* start Given material *
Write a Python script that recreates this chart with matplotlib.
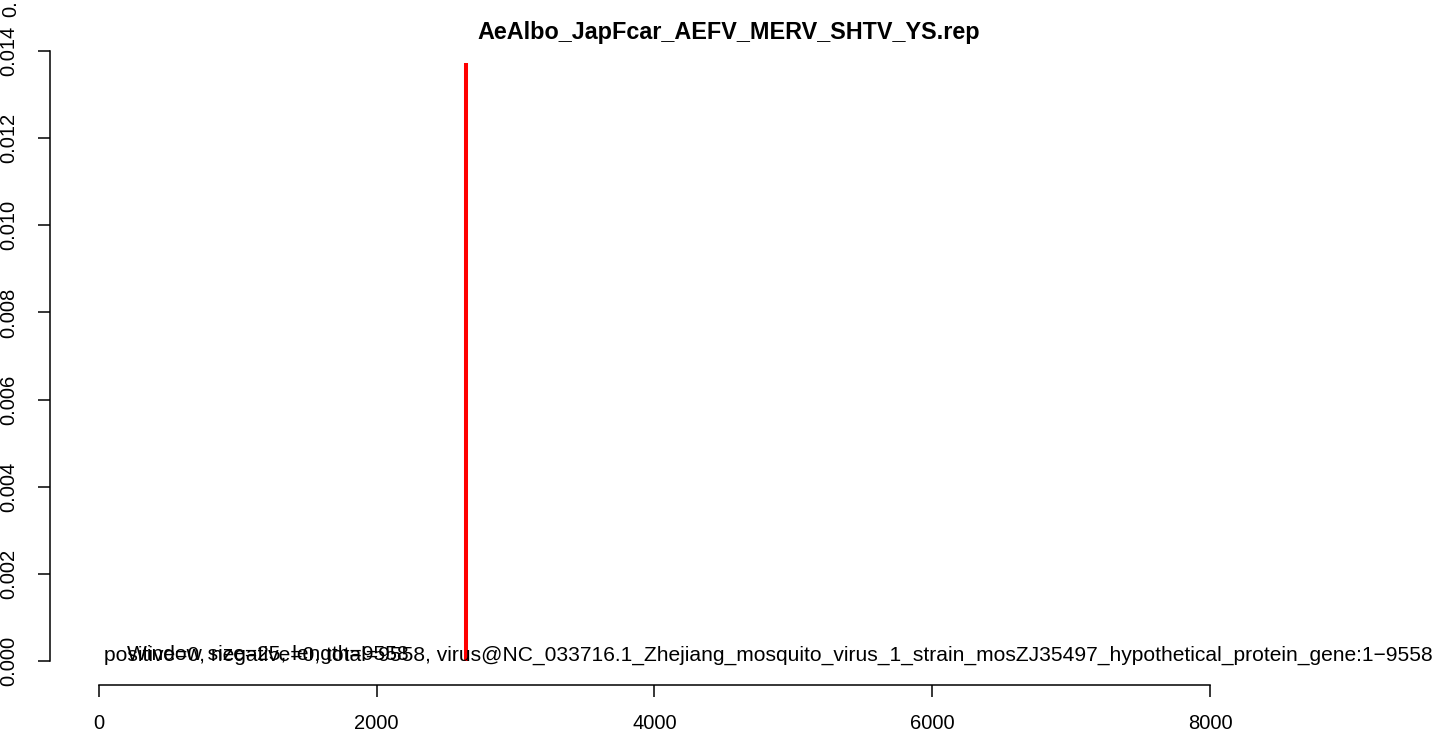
import matplotlib
matplotlib.use("Agg")
import matplotlib.pyplot as plt

plt.rcParams['font.family'] = ['Liberation Sans', 'DejaVu Sans']

# data
titulo = "AeAlbo_JapFcar_AEFV_MERV_SHTV_YS.rep"
virus = "NC_033716.1_Zhejiang_mosquito_virus_1_strain_mosZJ35497_hypothetical_protein_gene:1\u22129558"
comprimento = 9558
janela = 25
posicoes = [2640]
valores = [0.01372]
xticks = [0, 2000, 4000, 6000, 8000]
yticks = [0.000, 0.002, 0.004, 0.006, 0.008, 0.010, 0.012, 0.014]

W, H = 1439, 736
fig = plt.figure(figsize=(W / 100, H / 100), dpi=100)
ax = fig.add_axes([50 / W, (H - 685) / H, (W - 50) / W, (685 - 39) / H])

ax.vlines(posicoes, 0, valores, color='#ff0000', lw=2.9)

ax.set_xlim(-352.8, 9649)
ax.set_ylim(-0.000551, 0.014275)

for s in ['top', 'right']:
    ax.spines[s].set_visible(False)
ax.spines['left'].set_bounds(yticks[0], yticks[-1])
ax.spines['bottom'].set_bounds(xticks[0], xticks[-1])
for s in ['left', 'bottom']:
    ax.spines[s].set_linewidth(1.1)

ax.set_xticks(xticks)
ax.set_xticklabels([str(v) for v in xticks])
ax.set_yticks(yticks)
ax.set_yticklabels([f"{v:.3f}" for v in yticks], rotation=90, va='center')
ax.tick_params(axis='both', length=8.6, width=1.1, labelsize=14.5)
ax.tick_params(axis='x', pad=12)
ax.tick_params(axis='y', pad=14)

# textos sobrepostos na base
txt_a = f"positive=0, negative=0, total={comprimento}, virus@{virus}"
txt_b = f"Window size={janela}, length={comprimento}"
ax.text(36, 0.00014, txt_a, ha='left', va='center', fontsize=15.1, clip_on=False)
ax.text(200, 0.00014, txt_b, ha='left', va='center', fontsize=15.1, clip_on=False)

fig.text(729 / W, 1 - 32 / H, titulo, ha='center', va='center', fontsize=16.8, fontweight='bold')
fig.text(11 / W, 1 - 17 / H, "0.", ha='center', va='bottom', rotation=90, fontsize=14.5)

fig.savefig("out.png", dpi=100)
* end Given material *
The request
The listing above must be printed again exactly, minus its pictures.

Output for this task
Write a Python script that recreates this chart with matplotlib.
import matplotlib
matplotlib.use("Agg")
import matplotlib.pyplot as plt

plt.rcParams['font.family'] = ['Liberation Sans', 'DejaVu Sans']

# data
titulo = "AeAlbo_JapFcar_AEFV_MERV_SHTV_YS.rep"
virus = "NC_033716.1_Zhejiang_mosquito_virus_1_strain_mosZJ35497_hypothetical_protein_gene:1\u22129558"
comprimento = 9558
janela = 25
posicoes = [2640]
valores = [0.01372]
xticks = [0, 2000, 4000, 6000, 8000]
yticks = [0.000, 0.002, 0.004, 0.006, 0.008, 0.010, 0.012, 0.014]

W, H = 1439, 736
fig = plt.figure(figsize=(W / 100, H / 100), dpi=100)
ax = fig.add_axes([50 / W, (H - 685) / H, (W - 50) / W, (685 - 39) / H])

ax.vlines(posicoes, 0, valores, color='#ff0000', lw=2.9)

ax.set_xlim(-352.8, 9649)
ax.set_ylim(-0.000551, 0.014275)

for s in ['top', 'right']:
    ax.spines[s].set_visible(False)
ax.spines['left'].set_bounds(yticks[0], yticks[-1])
ax.spines['bottom'].set_bounds(xticks[0], xticks[-1])
for s in ['left', 'bottom']:
    ax.spines[s].set_linewidth(1.1)

ax.set_xticks(xticks)
ax.set_xticklabels([str(v) for v in xticks])
ax.set_yticks(yticks)
ax.set_yticklabels([f"{v:.3f}" for v in yticks], rotation=90, va='center')
ax.tick_params(axis='both', length=8.6, width=1.1, labelsize=14.5)
ax.tick_params(axis='x', pad=12)
ax.tick_params(axis='y', pad=14)

# textos sobrepostos na base
txt_a = f"positive=0, negative=0, total={comprimento}, virus@{virus}"
txt_b = f"Window size={janela}, length={comprimento}"
ax.text(36, 0.00014, txt_a, ha='left', va='center', fontsize=15.1, clip_on=False)
ax.text(200, 0.00014, txt_b, ha='left', va='center', fontsize=15.1, clip_on=False)

fig.text(729 / W, 1 - 32 / H, titulo, ha='center', va='center', fontsize=16.8, fontweight='bold')
fig.text(11 / W, 1 - 17 / H, "0.", ha='center', va='bottom', rotation=90, fontsize=14.5)

fig.savefig("out.png", dpi=100)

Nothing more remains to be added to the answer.